Yeah, but does it get Netflix?
Jake Turcotte
Televisions from LG today joined the growing list of products able to stream movies instantly from Netflix. The Korean electronics maker announced it would debut a line of broadband-enabled TVs at CES, the Consumer Electronics Show held in Las Vegas this week.
The high definition sets join LG and Samsung Blu-ray players, the popular Microsoft XBox 360 gaming console, TiVo digital video recorders, a set-top box from Roku, and Mac and Windows computers in being able to stream any of 12,000 titles to a Netflix member's screen instantly.
But the TV represents the killer app – a straight connection from the web to the tube.
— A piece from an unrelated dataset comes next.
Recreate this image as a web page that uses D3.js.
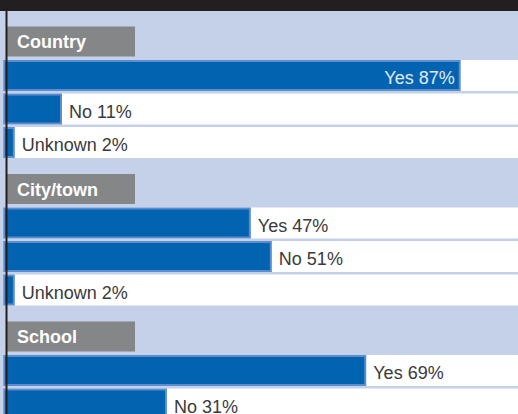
<!DOCTYPE html>
<html lang="en">
<head>
  <meta charset="UTF-8">
  <title>Survey bars</title>
  <script src="https://cdn.jsdelivr.net/npm/d3@7"></script>
  <style>
    body { margin: 0; }
    svg { display: block; font-family: "Liberation Sans", Arial, sans-serif; }
  </style>
</head>
<body>
<svg></svg>
<script>
  const categories = ['Country', 'City/town', 'School']
  const answers = ['Yes', 'No', 'Unknown']
  const yesValues = [87, 47, 69]
  const noValues = [11, 51, 31]
  const unknownValues = [2, 2, 0]

  const width = 518, height = 414

  const svg = d3.select('svg')
      .attr('width', width)
      .attr('height', height)
      .attr('viewBox', [0, 0, width, height])

  const rows = categories.flatMap((c, i) => [
    {cat: c, answer: 'Yes', value: yesValues[i]},
    {cat: c, answer: 'No', value: noValues[i]},
    {cat: c, answer: 'Unknown', value: unknownValues[i]}
  ])

  // x: percent -> pixels
  const x = d3.scaleLinear()
      .domain([0, 100])
      .range([4.3, 528.9])

  // one band per category block
  const yGroup = d3.scaleBand()
      .domain(categories)
      .range([26, 26 + 147.5 * categories.length])

  // header + answer rows inside a block
  const yRow = d3.scaleBand()
      .domain(['header', ...answers])
      .range([0.5, 132])
      .paddingInner(0.075)

  const rowTop = d => yGroup(d.cat) + yRow(d.answer)
  const rowH = yRow.bandwidth()

  // only rows that start inside the picture
  const shown = rows.filter(d => rowTop(d) < height)

  // background
  svg.append('rect')
      .attr('width', width)
      .attr('height', height)
      .attr('fill', '#c5d1e8')

  // white row strips
  svg.append('g')
      .selectAll('rect')
      .data(shown)
      .join('rect')
      .attr('x', 7)
      .attr('y', rowTop)
      .attr('width', width - 7)
      .attr('height', rowH)
      .attr('fill', '#fff')

  // bars
  svg.append('g')
      .selectAll('rect')
      .data(shown.filter(d => d.value > 0))
      .join('rect')
      .attr('x', x(0))
      .attr('y', d => rowTop(d) + 1)
      .attr('width', d => x(d.value) - x(0) - 1)
      .attr('height', rowH - 2)
      .attr('fill', '#0263b1')
      .attr('stroke', '#5d8dcd')
      .attr('stroke-width', 2)

  // labels
  svg.append('g')
      .selectAll('text')
      .data(shown)
      .join('text')
      .attr('y', d => rowTop(d) + 24)
      .attr('font-size', 18)
      .text(d => `${d.answer} ${d.value}%`)
      .each(function (d) {
        const t = d3.select(this)
        const w = this.getComputedTextLength()
        if (x(d.value) + 7 + w > width - 4) {
          t.attr('x', x(d.value) - 6).attr('text-anchor', 'end').attr('fill', '#e2e9f5')
        } else {
          t.attr('x', x(d.value) + 7).attr('fill', '#3a3a3a')
        }
      })

  // category headers
  const head = svg.append('g')
      .selectAll('g')
      .data(categories)
      .join('g')
      .attr('transform', d => `translate(0,${yGroup(d) + yRow('header')})`)

  head.append('rect')
      .attr('x', 7)
      .attr('width', 128)
      .attr('height', yRow.bandwidth() - 1)
      .attr('fill', '#858688')

  head.append('text')
      .attr('x', 17)
      .attr('y', 21.5)
      .attr('font-size', 18)
      .attr('font-weight', 'bold')
      .attr('fill', '#fff')
      .text(d => d)

  // top band and left rule
  svg.append('rect')
      .attr('width', width)
      .attr('height', 11)
      .attr('fill', '#231f20')

  svg.append('rect')
      .attr('x', 5.5)
      .attr('width', 2)
      .attr('height', height)
      .attr('fill', '#231f20')
</script>
</body>
</html>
The New York Times quotes Netflix CEO Reed Hastings: “It's hugely symbolic.... The holy grail has always been to give the TV an Internet jack in addition to the cable jack. It’s an early glimpse of the long-term future.”
Consumers can expect to pay about a $300 premium for the broadband-enabled sets, which won't be able to access the entire web – the TVs' processors and chips aren't yet up to the task.
All the same, the announcement has spurred talk on the way users interact with TVs, computers, and content, and how traditional product lines are blurring. The Wall Street Journal reports:
Over the past year, Panasonic Corp., Sharp Corp., and Samsung have come out with HD TVs that can access services such as Google Inc.'s YouTube and Picasa photo albums, along with online weather forecasts and stock tickers. Kurt Scherf, an analyst with Parks Associates, estimates the number of Web-enabled TV sets will grow to 14% of the projected 26 million-28 million TV sets to be sold in the U.S. in 2012 from 1% last year.
With TVs now headed for the web-enabled camp, the question turns to what's next. We already have web-enabled cars, alarm clocks, and refrigerators. What will follow?